Les indices, vous avez raison, madame la garde des sceaux, peuvent être matériels ou intellectuels, mais ils doivent exister. Ils ont, si je puis me permettre de le dire, un caractère objectif et, s'ils sont objectifs, ils peuvent être contrôlés par ceux qui ont pour mission, comme le rappelait M. Haenel, de veiller au respect des libertés individuelles à propos de la garde à vue, c'est-à-dire les procureurs.
Mais la raison plausible, qui est en effet mentionnée dans le texte de la convention européenne de sauvegarde des droits de l'homme et des libertés fondamentales, c'est la subjectivité. Comment voulez-vous la contrôler si vous n'avez pas, par ailleurs, les indices qui fondent ces raisons plausibles de soupçonner ?
C'est donc en partant des indices - et sur ce point votre circulaire m'avait tout à fait convaincu - que l'on peut parler de « raisons plausibles de soupçonner ». C'est parce qu'il y a des indices qu'on a des raisons, mais si on fait disparaître les « indices », il ne reste plus que la subjectivité. Donc, je ne vois vraiment pas pourquoi nous devrions changer un concept connu de notre droit.

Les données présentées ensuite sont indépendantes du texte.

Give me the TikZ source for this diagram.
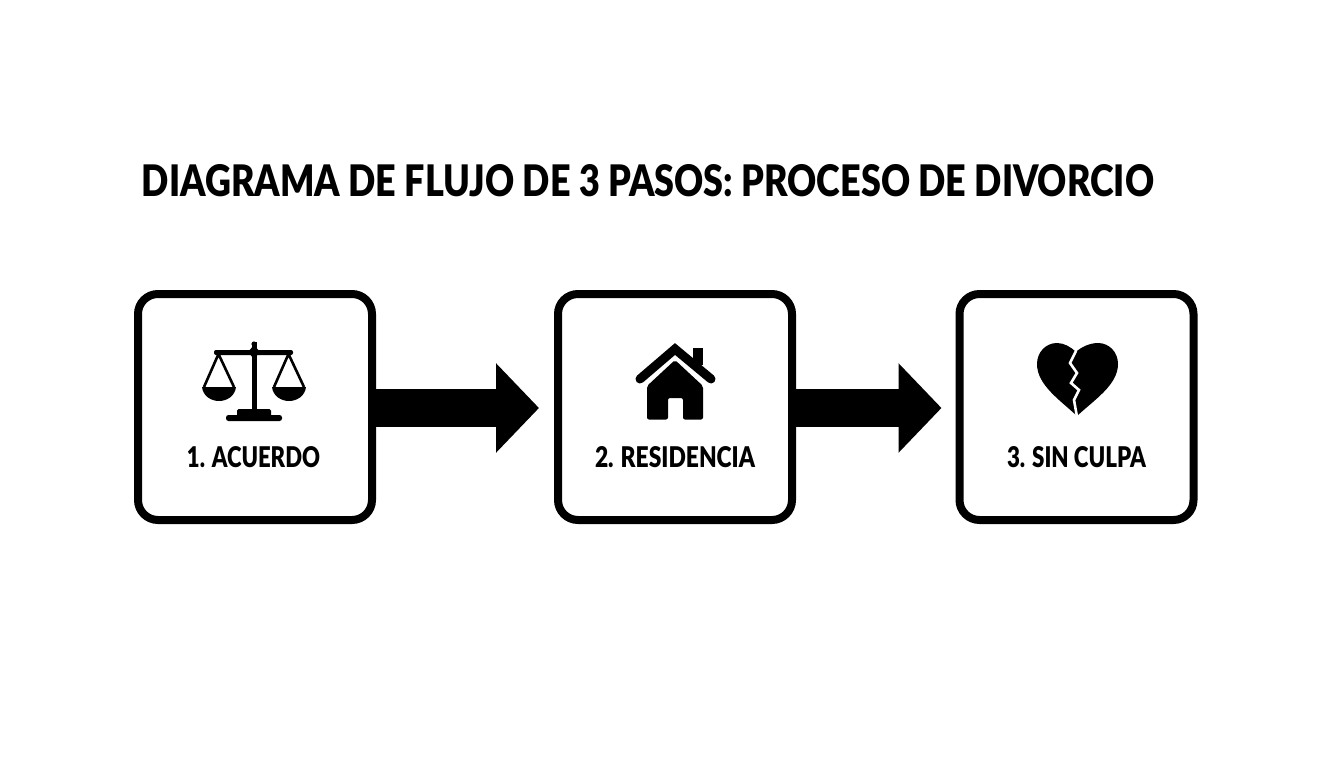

La circulaire éclaire parfaitement la pratique qui devra être suivie : le ministère public aura pour mission d'en informer les officiers de police judiciaire dans son ressort et tout cela fonctionnera parfaitement. Sur ce point, nous ne gagnerions rien à aller vers les « raisons plausibles », mais nous devons conserver les « indices », qui seront autant de raisons plausibles au regard de la convention européenne et qui nous mettent à l'abri de toute critique.
M. Alain Gournac. Il n'y a rien à ajouter.
M. Hubert Haenel. Très bien !
M. le président. Je mets aux voix l'amendement n° 2, repoussé par le Gouvernement.

(L'amendement est adopté.)
M. le président. En conséquence, l'article 1er est supprimé.